- **DATASET CONTENT**:
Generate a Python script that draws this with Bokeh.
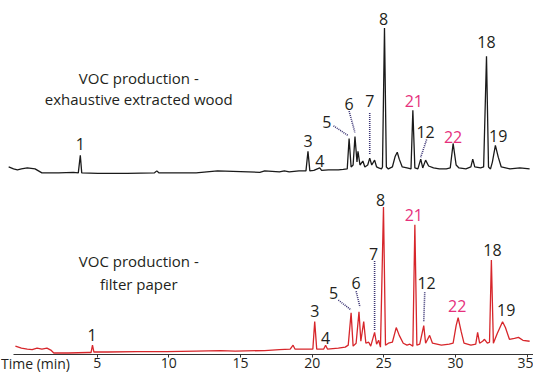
from bokeh.plotting import figure
from bokeh.models import Range1d, LinearAxis, FixedTicker, ColumnDataSource, Label
from bokeh.core.properties import value
from bokeh.embed import file_html
from bokeh.resources import INLINE

# ---------------- data ----------------
TICKS = [5, 10, 15, 20, 25, 30, 35]

# exhaustive extracted wood (black) : time (min), abundance (a.u.)
wood_t = [-1.18, -0.84, -0.57, -0.29, 0.12, 0.66, 1.14, 2.31, 3.34, 3.68, 3.82, 3.92,
          5.05, 7.10, 9.00, 9.16, 9.30, 11.90, 13.40, 16.35, 16.69, 17.72, 18.06, 18.40,
          19.08, 19.57, 19.71, 19.84, 20.12, 20.53, 20.66, 21.14, 21.83, 22.17, 22.45,
          22.58, 22.72, 22.86, 22.99, 23.13, 23.20, 23.34, 23.54, 23.68, 23.88, 24.02,
          24.16, 24.36, 24.50, 24.64, 24.84, 24.91, 25.05, 25.18, 25.32, 25.60, 25.80,
          25.94, 26.08, 26.29, 26.62, 26.90, 27.03, 27.17, 27.38, 27.58, 27.72, 27.92,
          28.13, 28.47, 28.88, 29.36, 29.64, 29.84, 30.05, 30.25, 30.73, 31.08, 31.21,
          31.35, 31.76, 31.97, 32.17, 32.31, 32.45, 32.58, 32.79, 32.99, 33.20, 33.81,
          34.50, 35.18]
wood_i = [5, 3, 2, 3, 4, 3, -1, -1, -0.5, -1, 17, -1,
          -1.5, -1.5, -1, 1, -1, -1, 1, -0.5, 1, 0, 1, 0,
          1, 1, 21, 1, 1.5, 4, 1.5, 2, 2, 2.5, 3,
          34, 5, 7, 36, 10, 21, 7, 11, 5, 7, 14,
          7, 12, 5, 4, 3, 5, 147, 5, 3, 5, 16,
          20, 13, 5, 4, 3, 63, 4, 3, 13, 4, 12,
          6, 4, 3, 3, 4, 29, 7, 4, 3, 5, 13,
          5, 4, 5, 118, 5, 3, 10, 27, 15, 5, 3,
          4, 3]

# filter paper (red)
paper_t = [-0.71, -0.29, 0.12, 0.46, 0.80, 1.14, 1.49, 1.76, 1.97, 2.99, 4.36, 4.57,
           4.67, 4.77, 5.73, 7.79, 9.84, 11.90, 13.60, 14.63, 16.69, 17.72, 18.47, 18.67,
           18.80, 19.42, 20.05, 20.18, 20.32, 20.81, 20.94, 21.07, 21.83, 22.31, 22.52,
           22.72, 22.86, 23.07, 23.27, 23.40, 23.60, 23.75, 23.95, 24.09, 24.36, 24.50,
           24.64, 24.77, 24.98, 25.12, 25.32, 25.60, 25.87, 26.08, 26.36, 26.62, 26.82,
           27.03, 27.17, 27.31, 27.51, 27.79, 27.92, 28.20, 28.40, 29.02, 29.57, 29.84,
           30.05, 30.19, 30.40, 30.60, 31.08, 31.42, 31.55, 31.69, 31.90, 32.03, 32.23,
           32.38, 32.51, 32.65, 32.92, 33.29, 33.49, 33.77, 34.12, 34.40, 34.71, 35.18]
paper_i = [5, 3, 2, 1.5, 3, 2, 3, 1, -2, -2, -1.5, -1.5,
           6, -1, -1, -0.5, -0.5, 0, 0.5, 0, 0.5, 1.5, 2, 6,
           2, 2, 2, 30, 2, 2, 6, 2, 3, 4, 6,
           39, 5, 8, 40, 10, 30, 8, 9, 5, 19, 7,
           11, 4, 147, 6, 8, 9, 24, 16, 8, 6, 7,
           5, 129, 6, 7, 26, 8, 16, 8, 6, 7, 8,
           26, 34, 20, 8, 6, 7, 19, 8, 10, 12, 8,
           9, 93, 8, 18, 30, 24, 12, 13, 14, 11, 10]

# peak labels
wood_lab = ["1", "3", "4", "5", "6", "7", "8", "21", "12", "22", "18", "19"]
wood_lab_t = [3.82, 19.71, 20.53, 21.02, 22.58, 24.02, 24.98, 27.10, 27.92, 29.84, 32.17, 32.99]
wood_lab_i = [28, 32, 11, 51, 69, 72, 156, 72, 41, 36, 133, 37]

paper_lab = ["1", "3", "4", "5", "6", "7", "8", "21", "12", "22", "18", "19"]
paper_lab_t = [4.64, 20.18, 20.94, 21.49, 23.06, 24.29, 24.77, 27.10, 27.99, 30.12, 32.58, 33.54]
paper_lab_i = [16, 41, 13, 59, 69, 99, 154, 139, 69, 46, 103, 42]

# leader lines (label -> peak)
wood_lead_t0 = [21.49, 22.58, 24.02, 27.99]
wood_lead_i0 = [47, 62, 60, 33]
wood_lead_t1 = [22.52, 22.99, 24.02, 27.58]
wood_lead_i1 = [37, 40, 18, 15]

paper_lead_t0 = [21.83, 23.07, 24.36, 27.86]
paper_lead_i0 = [52, 61, 92, 60]
paper_lead_t1 = [22.72, 23.34, 24.36, 27.79]
paper_lead_i1 = [42, 45, 21, 30]

# ---------------- style ----------------
FONT = "Open Sans"
BLACK = "#231f20"
RED = "#d7262b"
PINK = "#e6307c"
LEAD = "#3b3474"
NEW_IDS = {"21", "22"}

p = figure(width=533, height=376, output_backend="svg", toolbar_location=None,
           x_range=Range1d(-1.75, 35.45), y_range=Range1d(-26, 358),
           x_axis_location=None, y_axis_location=None, min_border=0,
           outline_line_color=None, background_fill_color="white",
           border_fill_color="white")
p.extra_y_ranges = {"top": Range1d(-209, 175)}
p.grid.visible = False

ax = LinearAxis(ticker=FixedTicker(ticks=TICKS), bounds=(-0.84, 35.45),
                fixed_location=-4)
ax.major_tick_out = 3
ax.major_tick_in = 0
ax.minor_tick_out = 0
ax.minor_tick_in = 0
ax.major_label_standoff = 0
ax.axis_line_color = "#333333"
ax.axis_line_width = 1.2
ax.major_tick_line_color = "#333333"
ax.major_label_text_font = FONT
ax.major_label_text_font_size = "14px"
ax.major_label_text_color = BLACK
p.add_layout(ax, "below")

# traces
p.line(wood_t, wood_i, y_range_name="top", line_color="#1a1a1a", line_width=1.3)
p.line(paper_t, paper_i, line_color=RED, line_width=1.3)

# leader lines
p.segment(wood_lead_t0, wood_lead_i0, wood_lead_t1, wood_lead_i1, y_range_name="top",
          line_color=LEAD, line_width=1.6, line_dash="1 1")
p.segment(paper_lead_t0, paper_lead_i0, paper_lead_t1, paper_lead_i1,
          line_color=LEAD, line_width=1.6, line_dash="1 1")

# peak labels
wsrc = ColumnDataSource(dict(x=wood_lab_t, y=wood_lab_i, text=wood_lab,
                             color=[PINK if s in NEW_IDS else BLACK for s in wood_lab]))
psrc = ColumnDataSource(dict(x=paper_lab_t, y=paper_lab_i, text=paper_lab,
                             color=[PINK if s in NEW_IDS else BLACK for s in paper_lab]))
p.text(x="x", y="y", text="text", source=wsrc, y_range_name="top", text_color="color",
       text_font=value(FONT), text_font_size="16px", text_align="center",
       text_baseline="middle")
p.text(x="x", y="y", text="text", source=psrc, text_color="color",
       text_font=value(FONT), text_font_size="16px", text_align="center",
       text_baseline="middle")

# titles
for txt, yy, rng in [("VOC production -", 96, "top"),
                     ("exhaustive extracted wood", 74, "top"),
                     ("VOC production -", 92, "default"),
                     ("filter paper", 68, "default")]:
    p.add_layout(Label(x=7.9, y=yy, y_range_name=rng, text=txt, text_font=FONT,
                       text_font_size="15px", text_color=BLACK, text_align="center",
                       text_baseline="middle"))

p.add_layout(Label(x=-1.72, y=-13, text="Time (min)", text_font=FONT,
                   text_font_size="14px", text_color=BLACK, text_align="left",
                   text_baseline="middle"))

open("out.html", "w").write(file_html(p, INLINE))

- **WRITTEN INSTRUCTION**:
Reproduce the material above exactly, first line through the line that contains "from bokeh.resources import INLINE", minus the pictures.

- **TASK RESULT**:
Generate a Python script that draws this with Bokeh.
from bokeh.plotting import figure
from bokeh.models import Range1d, LinearAxis, FixedTicker, ColumnDataSource, Label
from bokeh.core.properties import value
from bokeh.embed import file_html
from bokeh.resources import INLINE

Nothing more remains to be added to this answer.